> **Description of the task**
Using the data that follows, return exactly the lines from the one that contains "What D3.js code" through the one that contains "const y = d3.scaleLinear().domain([-3, 1]).range([B, T]);", ends included.

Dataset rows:
────────────────────

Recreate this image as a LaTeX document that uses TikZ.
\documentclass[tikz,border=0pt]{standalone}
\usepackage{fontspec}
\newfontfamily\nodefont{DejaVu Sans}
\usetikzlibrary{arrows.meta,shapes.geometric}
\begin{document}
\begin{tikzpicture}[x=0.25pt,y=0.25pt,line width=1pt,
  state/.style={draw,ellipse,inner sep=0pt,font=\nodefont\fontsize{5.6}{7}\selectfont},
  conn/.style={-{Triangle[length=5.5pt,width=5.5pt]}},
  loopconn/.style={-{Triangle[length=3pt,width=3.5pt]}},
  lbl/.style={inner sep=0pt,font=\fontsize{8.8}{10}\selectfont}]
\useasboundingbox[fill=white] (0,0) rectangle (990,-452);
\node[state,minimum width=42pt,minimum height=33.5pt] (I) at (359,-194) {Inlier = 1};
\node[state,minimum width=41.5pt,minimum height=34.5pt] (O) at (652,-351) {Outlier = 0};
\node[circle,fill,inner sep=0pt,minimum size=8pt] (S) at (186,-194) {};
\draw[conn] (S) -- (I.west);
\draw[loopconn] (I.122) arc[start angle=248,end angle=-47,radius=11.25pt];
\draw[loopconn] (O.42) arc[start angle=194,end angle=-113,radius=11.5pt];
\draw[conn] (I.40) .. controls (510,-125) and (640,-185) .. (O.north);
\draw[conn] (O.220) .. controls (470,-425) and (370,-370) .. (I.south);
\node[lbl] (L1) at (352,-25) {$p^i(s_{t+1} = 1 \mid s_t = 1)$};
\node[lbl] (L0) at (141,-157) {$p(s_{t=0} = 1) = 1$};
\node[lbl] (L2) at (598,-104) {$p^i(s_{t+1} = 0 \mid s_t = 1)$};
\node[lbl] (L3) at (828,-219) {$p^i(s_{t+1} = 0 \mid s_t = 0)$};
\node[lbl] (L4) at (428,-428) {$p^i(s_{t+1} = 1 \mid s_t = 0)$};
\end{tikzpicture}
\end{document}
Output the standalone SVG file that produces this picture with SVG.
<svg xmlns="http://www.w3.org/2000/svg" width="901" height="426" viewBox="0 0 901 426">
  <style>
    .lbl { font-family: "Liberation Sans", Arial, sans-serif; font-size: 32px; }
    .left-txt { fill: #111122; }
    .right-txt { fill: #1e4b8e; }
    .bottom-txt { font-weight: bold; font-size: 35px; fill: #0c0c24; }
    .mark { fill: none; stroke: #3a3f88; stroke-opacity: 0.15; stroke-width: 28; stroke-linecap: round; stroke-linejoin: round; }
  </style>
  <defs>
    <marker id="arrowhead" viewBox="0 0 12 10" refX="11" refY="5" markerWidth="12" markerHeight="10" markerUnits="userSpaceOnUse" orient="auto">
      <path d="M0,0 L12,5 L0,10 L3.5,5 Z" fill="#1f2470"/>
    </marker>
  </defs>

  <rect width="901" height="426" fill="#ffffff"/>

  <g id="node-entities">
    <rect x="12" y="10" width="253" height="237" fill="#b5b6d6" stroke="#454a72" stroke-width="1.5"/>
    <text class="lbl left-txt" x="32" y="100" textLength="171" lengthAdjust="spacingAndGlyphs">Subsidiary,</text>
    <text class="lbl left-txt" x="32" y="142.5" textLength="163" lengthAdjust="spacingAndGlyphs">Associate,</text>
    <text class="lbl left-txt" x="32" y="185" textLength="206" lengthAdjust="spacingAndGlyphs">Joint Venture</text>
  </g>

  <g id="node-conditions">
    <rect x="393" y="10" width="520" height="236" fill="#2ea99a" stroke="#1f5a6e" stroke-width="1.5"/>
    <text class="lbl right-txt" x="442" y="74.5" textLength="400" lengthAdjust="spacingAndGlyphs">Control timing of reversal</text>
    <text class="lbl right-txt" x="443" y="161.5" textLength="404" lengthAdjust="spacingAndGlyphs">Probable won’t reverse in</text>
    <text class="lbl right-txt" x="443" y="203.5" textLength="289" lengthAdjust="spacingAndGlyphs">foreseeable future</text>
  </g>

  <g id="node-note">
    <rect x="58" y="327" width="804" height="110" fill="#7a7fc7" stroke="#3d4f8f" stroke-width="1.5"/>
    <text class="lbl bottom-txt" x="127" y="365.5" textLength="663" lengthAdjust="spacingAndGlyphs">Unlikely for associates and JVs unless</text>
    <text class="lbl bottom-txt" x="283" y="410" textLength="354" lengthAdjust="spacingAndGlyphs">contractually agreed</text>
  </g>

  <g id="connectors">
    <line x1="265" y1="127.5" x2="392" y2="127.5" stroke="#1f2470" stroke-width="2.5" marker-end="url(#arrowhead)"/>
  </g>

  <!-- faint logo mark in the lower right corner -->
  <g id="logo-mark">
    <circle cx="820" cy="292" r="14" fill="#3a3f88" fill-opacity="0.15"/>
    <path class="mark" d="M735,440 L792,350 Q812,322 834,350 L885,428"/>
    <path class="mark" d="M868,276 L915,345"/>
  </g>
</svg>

────────────────────

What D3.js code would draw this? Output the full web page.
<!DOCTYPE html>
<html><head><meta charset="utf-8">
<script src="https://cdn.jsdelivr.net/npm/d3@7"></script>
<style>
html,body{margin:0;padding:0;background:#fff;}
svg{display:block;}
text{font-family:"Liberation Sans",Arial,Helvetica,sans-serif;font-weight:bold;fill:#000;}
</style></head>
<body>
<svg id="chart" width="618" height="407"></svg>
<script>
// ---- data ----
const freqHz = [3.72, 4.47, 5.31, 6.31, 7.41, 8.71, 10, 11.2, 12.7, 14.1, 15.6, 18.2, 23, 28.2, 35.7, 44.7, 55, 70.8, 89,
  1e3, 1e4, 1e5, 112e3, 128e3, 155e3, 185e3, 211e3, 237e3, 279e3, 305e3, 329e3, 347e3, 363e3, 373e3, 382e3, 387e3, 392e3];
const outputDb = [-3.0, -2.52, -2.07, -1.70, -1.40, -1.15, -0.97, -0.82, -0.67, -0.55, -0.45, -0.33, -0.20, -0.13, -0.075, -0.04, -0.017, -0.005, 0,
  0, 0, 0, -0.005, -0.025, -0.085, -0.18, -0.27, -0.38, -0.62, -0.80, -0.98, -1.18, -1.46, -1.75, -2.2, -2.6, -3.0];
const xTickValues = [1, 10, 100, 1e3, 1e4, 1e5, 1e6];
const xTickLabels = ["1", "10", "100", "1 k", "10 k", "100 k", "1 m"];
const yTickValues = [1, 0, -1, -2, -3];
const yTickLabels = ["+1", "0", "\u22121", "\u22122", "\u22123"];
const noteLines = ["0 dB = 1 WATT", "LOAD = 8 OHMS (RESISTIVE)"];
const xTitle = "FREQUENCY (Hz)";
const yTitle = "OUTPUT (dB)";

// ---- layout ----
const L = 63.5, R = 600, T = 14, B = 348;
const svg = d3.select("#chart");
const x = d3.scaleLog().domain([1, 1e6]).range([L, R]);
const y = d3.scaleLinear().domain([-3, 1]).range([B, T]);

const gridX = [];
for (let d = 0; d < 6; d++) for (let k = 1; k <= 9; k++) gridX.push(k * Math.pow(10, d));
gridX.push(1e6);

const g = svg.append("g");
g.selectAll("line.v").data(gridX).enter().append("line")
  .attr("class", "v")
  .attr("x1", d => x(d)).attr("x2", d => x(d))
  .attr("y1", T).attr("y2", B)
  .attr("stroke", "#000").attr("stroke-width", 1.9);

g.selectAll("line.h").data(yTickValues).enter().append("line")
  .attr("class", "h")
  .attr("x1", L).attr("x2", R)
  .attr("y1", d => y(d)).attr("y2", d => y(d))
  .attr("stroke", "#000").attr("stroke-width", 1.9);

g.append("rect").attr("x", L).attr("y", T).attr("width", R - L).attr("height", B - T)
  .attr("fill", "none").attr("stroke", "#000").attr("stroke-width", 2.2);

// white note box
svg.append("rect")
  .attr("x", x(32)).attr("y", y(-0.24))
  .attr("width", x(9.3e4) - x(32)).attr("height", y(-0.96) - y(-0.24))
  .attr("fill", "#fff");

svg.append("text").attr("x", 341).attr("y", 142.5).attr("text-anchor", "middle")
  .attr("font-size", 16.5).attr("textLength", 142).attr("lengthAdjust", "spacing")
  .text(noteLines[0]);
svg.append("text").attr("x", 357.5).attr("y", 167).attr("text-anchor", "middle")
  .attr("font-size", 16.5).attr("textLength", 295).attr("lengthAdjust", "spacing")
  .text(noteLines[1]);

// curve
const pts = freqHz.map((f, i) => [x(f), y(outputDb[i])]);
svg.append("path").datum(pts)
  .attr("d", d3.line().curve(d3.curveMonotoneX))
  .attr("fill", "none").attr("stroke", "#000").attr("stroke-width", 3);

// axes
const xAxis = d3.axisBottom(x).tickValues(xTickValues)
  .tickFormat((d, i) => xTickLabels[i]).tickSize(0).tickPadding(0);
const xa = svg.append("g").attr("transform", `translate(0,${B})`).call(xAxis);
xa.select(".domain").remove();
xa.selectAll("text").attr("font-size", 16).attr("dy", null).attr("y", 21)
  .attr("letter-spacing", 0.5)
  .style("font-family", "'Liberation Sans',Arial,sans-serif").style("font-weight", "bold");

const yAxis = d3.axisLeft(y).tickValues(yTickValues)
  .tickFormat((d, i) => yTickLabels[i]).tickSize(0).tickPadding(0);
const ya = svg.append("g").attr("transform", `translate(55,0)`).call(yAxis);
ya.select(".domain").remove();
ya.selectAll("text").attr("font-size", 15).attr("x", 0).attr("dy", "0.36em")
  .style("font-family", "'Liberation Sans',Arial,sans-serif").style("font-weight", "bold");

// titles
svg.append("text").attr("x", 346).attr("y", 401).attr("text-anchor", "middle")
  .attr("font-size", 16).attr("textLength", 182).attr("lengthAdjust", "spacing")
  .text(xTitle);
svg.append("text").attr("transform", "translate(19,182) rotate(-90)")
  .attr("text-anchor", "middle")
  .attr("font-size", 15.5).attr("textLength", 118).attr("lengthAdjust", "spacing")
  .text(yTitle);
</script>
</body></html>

────────────────────

> **Response to the task**
What D3.js code would draw this? Output the full web page.
<!DOCTYPE html>
<html><head><meta charset="utf-8">
<script src="https://cdn.jsdelivr.net/npm/d3@7"></script>
<style>
html,body{margin:0;padding:0;background:#fff;}
svg{display:block;}
text{font-family:"Liberation Sans",Arial,Helvetica,sans-serif;font-weight:bold;fill:#000;}
</style></head>
<body>
<svg id="chart" width="618" height="407"></svg>
<script>
// ---- data ----
const freqHz = [3.72, 4.47, 5.31, 6.31, 7.41, 8.71, 10, 11.2, 12.7, 14.1, 15.6, 18.2, 23, 28.2, 35.7, 44.7, 55, 70.8, 89,
  1e3, 1e4, 1e5, 112e3, 128e3, 155e3, 185e3, 211e3, 237e3, 279e3, 305e3, 329e3, 347e3, 363e3, 373e3, 382e3, 387e3, 392e3];
const outputDb = [-3.0, -2.52, -2.07, -1.70, -1.40, -1.15, -0.97, -0.82, -0.67, -0.55, -0.45, -0.33, -0.20, -0.13, -0.075, -0.04, -0.017, -0.005, 0,
  0, 0, 0, -0.005, -0.025, -0.085, -0.18, -0.27, -0.38, -0.62, -0.80, -0.98, -1.18, -1.46, -1.75, -2.2, -2.6, -3.0];
const xTickValues = [1, 10, 100, 1e3, 1e4, 1e5, 1e6];
const xTickLabels = ["1", "10", "100", "1 k", "10 k", "100 k", "1 m"];
const yTickValues = [1, 0, -1, -2, -3];
const yTickLabels = ["+1", "0", "\u22121", "\u22122", "\u22123"];
const noteLines = ["0 dB = 1 WATT", "LOAD = 8 OHMS (RESISTIVE)"];
const xTitle = "FREQUENCY (Hz)";
const yTitle = "OUTPUT (dB)";

// ---- layout ----
const L = 63.5, R = 600, T = 14, B = 348;
const svg = d3.select("#chart");
const x = d3.scaleLog().domain([1, 1e6]).range([L, R]);
const y = d3.scaleLinear().domain([-3, 1]).range([B, T]);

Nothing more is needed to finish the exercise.